It has become a bit of a tradition for us now that, on a cruise with my mates, we spend maybe a day on some serious FireBrick development that is relevant to the cruise. In the past we have greatly improved the PPP stack. Last time we greatly improved the SIP handling of retries and duplicate packets and dropped packets (I had a working VoIP phone on my desk, and even got a junk call). Basically, the internet access on a cruise ship is, for want of a better word, "special". It can have horrid packet loss, and typically has 700ms latency but can be way more (as I type this I am seeing 2s). It creates problems for a variety of networking.
So this time, I have coded a special new feature on the FireBrick to make UDP in to fake TCP. The reason was that at one port (Guatemala) even UDP was being a problem.
Let's just be clear here first, this is not hacking in any computer misuse sense - we have paid for the most expensive internet. Not just the premium "unlimited", but the premium "unlimited" with steaming. That's right, "unlimited" somehow has a limitation of not allowing streaming! It specifically says it allows VPN but they are unable to say which VPN, and out-of-the-box IPsec on my phone or laptop simply does not work (even when it uses UDP). Oddly, unlike previous cruises, simple L2TP was blocked, meaning it had to be mapped to another random UDP port to work. But when even UDP struggled somehow, we considered TCP. Let's get that VPN, for which we have paid, working.
One idea was simply to open a TCP connection and push UDP packets through it. Not hard, but has issues.
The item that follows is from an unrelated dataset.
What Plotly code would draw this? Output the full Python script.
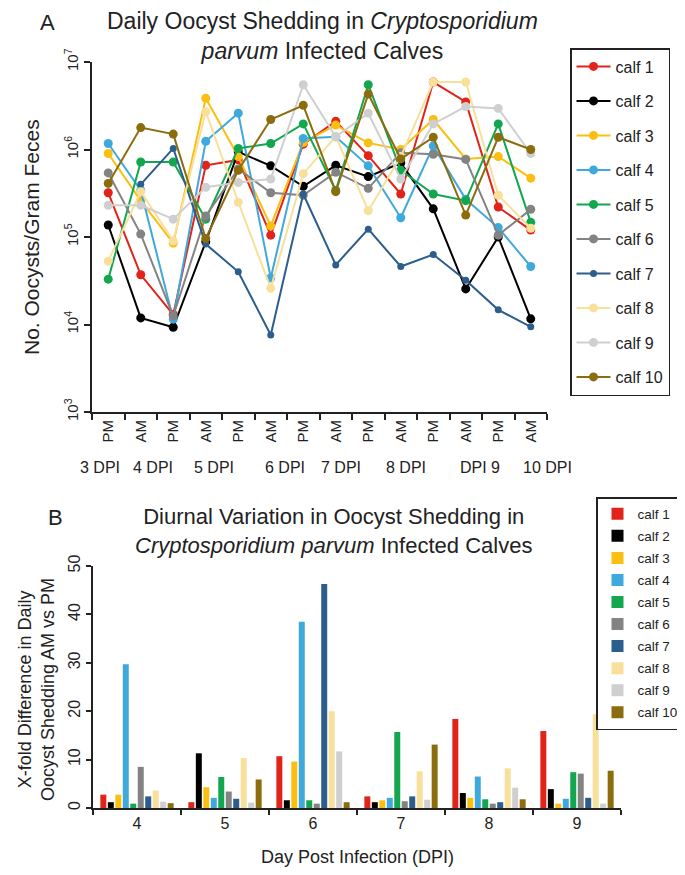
import plotly.graph_objects as go

# ---------------- data ----------------
calves = ["calf 1", "calf 2", "calf 3", "calf 4", "calf 5",
          "calf 6", "calf 7", "calf 8", "calf 9", "calf 10"]
colors = ["#E2231A", "#000000", "#FBBF13", "#3FA9DC", "#12A74F",
          "#838383", "#2C5E8D", "#F8E09A", "#CFCFCF", "#8B6D0E"]

# panel A: time points (PM/AM sampling)
timepoint_labels = ["PM", "AM", "PM", "AM", "PM", "AM", "PM",
                    "AM", "PM", "AM", "PM", "AM", "PM", "AM"]
day_labels = ["3 DPI", "4 DPI", "5 DPI", "6 DPI", "7 DPI", "8 DPI", "DPI 9", "10 DPI"]

calf1 = [3.2e5, 3.7e4, 1.3e4, 6.6e5, 7.6e5, 1.05e5, 1.15e6, 2.1e6, 8.5e5, 3.1e5, 5.9e6, 3.5e6, 2.2e5, 1.2e5]
calf2 = [1.37e5, 1.19e4, 9.3e3, 8.8e4, 9.4e5, 6.5e5, 3.8e5, 6.6e5, 4.9e5, 7.0e5, 2.1e5, 2.55e4, 1.0e5, 1.16e4]
calf3 = [9.0e5, 2.6e5, 8.5e4, 3.85e6, 8.3e5, 1.34e5, 1.2e6, 1.9e6, 1.19e6, 1.0e6, 2.2e6, 7.8e5, 8.3e5, 4.7e5]
calf4 = [1.17e6, 3.4e5, 1.15e4, 1.24e6, 2.6e6, 3.4e4, 1.34e6, 1.4e6, 6.5e5, 1.66e5, 1.1e6, 2.7e5, 1.28e5, 4.6e4]
calf5 = [3.3e4, 7.2e5, 7.2e5, 1.6e5, 1.03e6, 1.17e6, 1.96e6, 3.4e5, 5.5e6, 5.8e5, 3.1e5, 2.6e5, 1.96e6, 1.47e5]
calf6 = [5.4e5, 1.08e5, 1.25e4, 1.74e5, 6.0e5, 3.2e5, 3.0e5, 5.5e5, 3.6e5, 9.2e5, 8.8e5, 7.7e5, 1.05e5, 2.07e5]
calf7 = [None, 4.0e5, 1.03e6, 8.3e4, 4.0e4, 7.6e3, 3.1e5, 4.8e4, 1.23e5, 4.6e4, 6.3e4, 3.2e4, 1.47e4, 9.4e3]
calf8 = [5.3e4, 3.3e5, 9.0e4, 2.7e6, 2.5e5, 2.6e4, 5.3e5, 1.4e6, 2.0e5, 8.3e5, 5.9e6, 5.9e6, 3.0e5, 1.26e5]
calf9 = [2.3e5, 2.3e5, 1.6e5, 3.7e5, 4.2e5, 4.6e5, 5.5e6, 1.4e6, 2.6e6, 4.6e5, 1.96e6, 3.1e6, 2.95e6, 9.0e5]
calf10 = [4.1e5, 1.78e6, 1.5e6, 9.6e4, 5.8e5, 2.2e6, 3.2e6, 3.3e5, 4.3e6, 7.8e5, 1.38e6, 1.78e5, 1.38e6, 1.0e6]
shedding = [calf1, calf2, calf3, calf4, calf5, calf6, calf7, calf8, calf9, calf10]

# panel B: x-fold difference AM vs PM per day
dpi_days = ["4", "5", "6", "7", "8", "9"]
fold_calf1 = [2.75, 1.2, 10.7, 2.4, 18.4, 15.9]
fold_calf2 = [1.2, 11.3, 1.6, 1.2, 3.1, 3.9]
fold_calf3 = [2.75, 4.3, 9.6, 1.6, 2.1, 0.9]
fold_calf4 = [29.7, 2.1, 38.5, 2.1, 6.5, 1.9]
fold_calf5 = [0.9, 6.4, 1.6, 15.7, 1.8, 7.4]
fold_calf6 = [8.5, 3.4, 0.9, 1.4, 0.9, 7.1]
fold_calf7 = [2.4, 1.9, 46.3, 2.4, 1.2, 2.1]
fold_calf8 = [3.6, 10.3, 20.0, 7.6, 8.2, 19.4]
fold_calf9 = [1.3, 1.1, 11.7, 1.7, 4.2, 0.9]
fold_calf10 = [1.0, 5.9, 1.2, 13.1, 1.8, 7.7]
fold = [fold_calf1, fold_calf2, fold_calf3, fold_calf4, fold_calf5,
        fold_calf6, fold_calf7, fold_calf8, fold_calf9, fold_calf10]

# ---------------- layout helpers ----------------
# the page body has an 8px margin, so the figure starts at (8, 8) in the window
OFF = 8
W, H = 685 - OFF, 875 - 2 * OFF
FONT = "Arial, Liberation Sans, sans-serif"


def px_x(p):
    return (p - OFF) / W


def px_y(p):
    return 1 - (p - OFF) / H


day_label_pos = [-0.25, 1.37, 3.25, 5.45, 7.15, 9.15, 11.43, 13.5]

fig = go.Figure()

idx = list(range(len(timepoint_labels)))
for i, (name, vals) in enumerate(zip(calves, shedding)):
    msize = 7 if name == "calf 7" else 9
    fig.add_trace(go.Scatter(
        x=idx, y=vals, mode="lines+markers", name=name,
        line=dict(color=colors[i], width=2),
        marker=dict(color=colors[i], size=msize),
        xaxis="x", yaxis="y", legend="legend", legendgroup=f"a{i}",
        connectgaps=False,
    ))

for i, (name, vals) in enumerate(zip(calves, fold)):
    fig.add_trace(go.Bar(
        x=dpi_days, y=vals, name=name, marker=dict(color=colors[i], line=dict(width=0)),
        xaxis="x2", yaxis="y2", legend="legend2", legendgroup=f"b{i}",
    ))

axis_common = dict(showline=True, linecolor="#222", linewidth=2, showgrid=False,
                   zeroline=False, tickcolor="#222", automargin=False)

fig.update_layout(
    width=W, height=H,
    margin=dict(l=0, r=0, t=0, b=0, pad=0, autoexpand=False),
    paper_bgcolor="white", plot_bgcolor="white",
    font=dict(family=FONT, color="#222"),
    barmode="group", bargap=0.15, bargroupgap=0.2,
    xaxis=dict(
        domain=[px_x(92), px_x(547)], anchor="y",
        range=[-0.5, 13.5], tickmode="array", tickvals=idx, ticktext=timepoint_labels,
        ticks="", tickangle=-90,
        minor=dict(tickmode="array", tickvals=[k - 0.5 for k in range(15)],
                   ticks="outside", ticklen=6, tickwidth=1.5, tickcolor="#222"),
        tickfont=dict(family=FONT, size=15, color="#222"),
        **axis_common,
    ),
    yaxis=dict(
        domain=[px_y(412), px_y(62)], anchor="x",
        type="log", range=[3, 7],
        tickmode="array", tickvals=[1e3, 1e4, 1e5, 1e6, 1e7],
        ticktext=["10<sup>3</sup>", "10<sup>4</sup>", "10<sup>5</sup>", "10<sup>6</sup>", "10<sup>7</sup>"],
        ticks="outside", ticklen=6, tickwidth=1.5, tickangle=-90,
        tickfont=dict(family=FONT, size=15, color="#222"),
        **axis_common,
    ),
    xaxis2=dict(
        domain=[px_x(93), px_x(621)], anchor="y2", type="category",
        tickson="boundaries", ticks="outside", ticklen=5, tickwidth=1.5,
        tickfont=dict(family=FONT, size=16, color="#222"),
        **axis_common,
    ),
    yaxis2=dict(
        domain=[px_y(808), px_y(566)], anchor="x2",
        range=[0, 50], tickvals=[0, 10, 20, 30, 40, 50],
        ticks="outside", ticklen=5, tickwidth=1.5, tickangle=-90,
        tickfont=dict(family=FONT, size=16, color="#222"),
        **axis_common,
    ),
    legend=dict(
        x=px_x(570), y=px_y(48), xanchor="left", yanchor="top",
        bordercolor="#222", borderwidth=1.5, bgcolor="white",
        font=dict(family=FONT, size=16, color="#222"),
        tracegroupgap=10.7, itemwidth=34,
    ),
    legend2=dict(
        x=px_x(684), y=px_y(497), xanchor="right", yanchor="top",
        bordercolor="#222", borderwidth=1.5, bgcolor="white",
        font=dict(family=FONT, size=13.5, color="#222"),
        tracegroupgap=1.5, itemwidth=30,
    ),
    showlegend=True,
)

ann = []
ann.append(dict(text="A", x=px_x(47), y=px_y(22), xref="paper", yref="paper",
                showarrow=False, font=dict(size=22), xanchor="center", yanchor="middle"))
ann.append(dict(text="Daily Oocyst Shedding in <i>Cryptosporidium</i><br><i>parvum</i> Infected Calves",
                x=px_x(322), y=px_y(36), xref="paper", yref="paper", showarrow=False,
                font=dict(size=23), xanchor="center", yanchor="middle"))
ann.append(dict(text="No. Oocysts/Gram Feces", x=px_x(31), y=px_y(237), xref="paper", yref="paper",
                showarrow=False, textangle=-90, font=dict(size=21), xanchor="center", yanchor="middle"))
for lbl, pos in zip(day_labels, day_label_pos):
    ann.append(dict(text=lbl, x=pos, y=px_y(467), xref="x", yref="paper", showarrow=False,
                    font=dict(size=16), xanchor="center", yanchor="middle"))
ann.append(dict(text="B", x=px_x(55), y=px_y(517), xref="paper", yref="paper",
                showarrow=False, font=dict(size=22), xanchor="center", yanchor="middle"))
ann.append(dict(text="Diurnal Variation in Oocyst Shedding in<br><i>Cryptosporidium parvum</i> Infected Calves",
                x=px_x(333), y=px_y(531), xref="paper", yref="paper", showarrow=False,
                font=dict(size=22), xanchor="center", yanchor="middle"))
ann.append(dict(text="X-fold Difference in Daily<br>Oocyst Shedding AM vs PM", x=px_x(36), y=px_y(690),
                xref="paper", yref="paper", showarrow=False, textangle=-90,
                font=dict(size=18), xanchor="center", yanchor="middle"))
ann.append(dict(text="Day Post Infection (DPI)", x=px_x(357), y=px_y(857), xref="paper", yref="paper",
                showarrow=False, font=dict(size=18), xanchor="center", yanchor="middle"))
fig.update_layout(annotations=ann)

fig.write_html("out.html")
For a start, the entire latency / throughput has to be buffered on the firewall for that to work. But also, one dropped packets causes a backlog of all streams until received, as TCP is always in order. At 700ms+ that matters. So we wanted UDP behaviour but something that the ship would think is TCP.
Dumb idea (thanks Mike) was simply change protocol tag from UDP to TCP. After all the ports are in the same place at the start for both. Unfortunately even the dumbest NAT will look at the TCP flags for SYN, FIN and RST at the least.
So, less dumb, change to a TCP header with sensible flags (SYN on first, SYN+ACK on first reply, and ACK on the rest). But pack the otherwise lost 12 bytes (TCP uses 20, UDP 8), in to the SEQ, ACK, Window, and Urgent fields in TCP. That way, NAT can play with ports and look at the TCP flags but pass through the same data with no extra overhead. I am quite sure that would work on some NAT. I think FireBrick NAT would pass that with no problem.
However, we found that the ships system has a rather heavy handed NAT that not only changes ports but also sequence numbers (why?!). It also expects valid sequence numbers to be used in SEQ and in ACKs. Simply resending a SYN with a different SEQ or sending an ACK that is before the SEQ of the SYN caused a RST and dropped session. So we had to make the TCP look the part.
The answer was that the first packet was changed to just a SYN (and later updated to a SYN with window scale, just in case it cared). At the start we set a random sequence and store it, and for SYN send the SEQ to that minus 1. Only once we had a SYN+ACK did we consider the session properly started and we could send the UDP packets as TCP, moving on the stored SEQ for each to look like a legit TCP stream. On the other side, for a SYN, we generate a SYN+ACK response, and consider the session started. Any protocol over the top loses the first packet to the SYN, but as it is UDP it will resend, which is exactly what L2TP does. Obviously the MTU was dropped by 12, but we were working on 1280 to get through whatever shit the ship was using between us and dry land anyway. The ACK was then based on highest SEQ+length received regardless and so there is no buffering or resending - that is all handled by the VPN and ultimately individual TCP sessions over the VPN.
End result, after more hours than I would have hoped, it works. It is in FireBrick release1.53.025 Flint+ Alpha, as experimental. Part of firewalling rules allowing a protocol 6 to be set to 17, or 17 to be set to 6. Have fun. Likely to change some time, perhaps with option to try using the 12 bytes in TCP header to avoid extra overhead.